Praising her work as acting governor in the three and a half months since Stanley Fischer stepped down, analysts said the fact that she was not Prime Minister Benjamin Netanyahu's first choice puts her in an awkward position. And she faces difficult decisions on how to depreciate the shekel, spur the country's flagging economic growth and put a lid on spiraling housing prices.
Still, they expressed relief that an unusually long period of uncertainty was over. "It's a tragedy with a happy ending," said Eldad Tamir, CEO of Tamir Fishman Investment House. "We have a professional, outstanding appointment. It's a pity they didn't name her to begin with."
On the Tel Aviv Stock Exchange, the benchmark TA-25 index rose moderately on the news. The foreign currency market was closed Sunday.
"The appointment creates a major personal challenge for her," Tamir said. "The new governor knows she wasn't really the first choice, so she'll try to prove she's strong enough. It's not exactly the ideal situation in which to begin such an important post."
Yaniv Pagot, chief strategist at Ayalon Group, said Flug had scored points for her low-profile but "irreproachable" performance as acting governor.
"Flug will now have to show that she can lead the Bank of Israel successfully in the face of significant challenges and the prime minister's obvious skepticism," Pagot said. "She'll need an iron backbone against the relevant officials in the Prime Minister's Office and the treasury who are experts at sensing weakness."
Tamir said Flug's first priority should be the exchange rate. "The Bank of Israel has to take dramatic steps to weaken the shekel," he said. "The stronger shekel is severely damaging the Israeli economy, so it’s a task where she has no choice but to succeed."
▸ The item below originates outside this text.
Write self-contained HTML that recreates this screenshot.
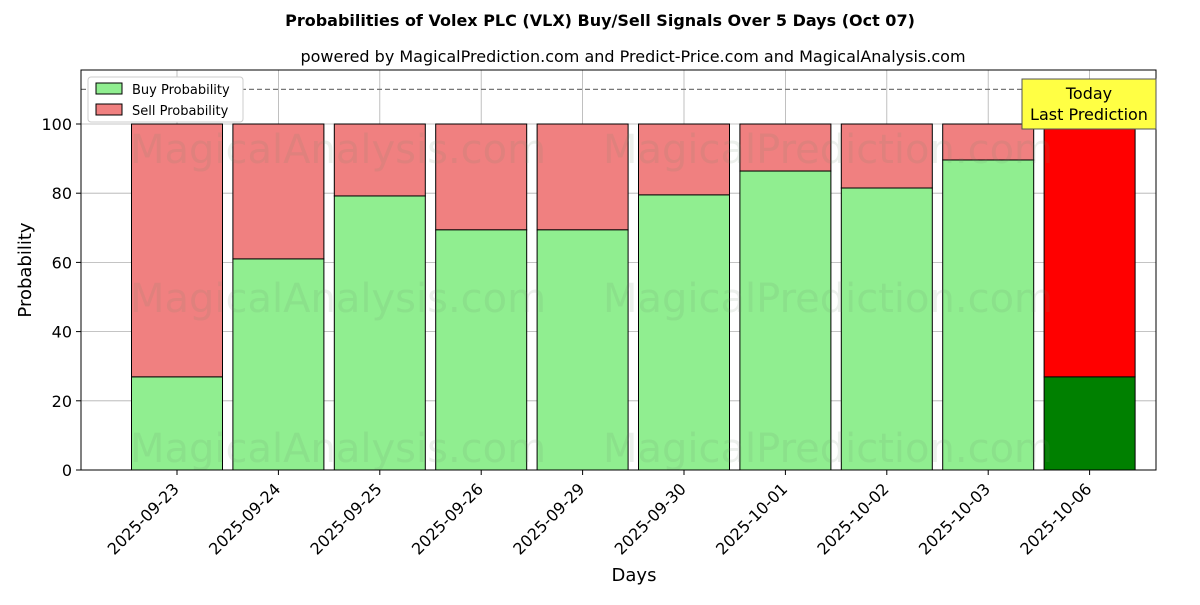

Since the central bank resumed regularly intervention in the forex market under Fischer, it has spent billions of dollars in an attempt to strengthen the greenback against the shekel. But the Israeli currency has gained 5.5% in the past year.
Analysts said Flug, who served as Fischer's deputy and was endorsed by him as his successor, was likely to adhere to his policies. She has maintained his intervention policy and has imposed tough limits on mortgages to try to contain rising housing prices. And she took the markets by surprise by lowering the base lending rate at the end of September by a quarter point to 1%.
"Her appointment will prevent any shocks at the Bank of Israel or in monetary policy," said Rafi Gozlan, chief economist at IBI Israel Brokerage & Investments. "From a monetary policy perspective, it will mean a greater emphasis on exports and the exchange rate than on housing."
Amir Eyal, chairman of the Infinity investment house, agreed that Flug would continue an expansive monetary policy, supporting exports and employment and following in Fischer's footsteps. But Gozlan said Flug was unlikely to lower the lending rate again unless the world economy showed further weakness.
Economists stressed the conflicts she faces trying to juggle multiple issues and the limited tools at her disposal. For instance, lowering interest rates might weaken the shekel and boost economic growth, but it would also encourage more home buyers to take out loans because of the low cost.
Oren Eldad, head of trading house ATrade, said Flug's appointment was unlikely to have an immediate impact on the exchange rate, which is largely affected by global events. "There will now be a responsible adult who can carry out more substantial purchases [of dollars] when speculators try to test the dollar/shekel rate," he said.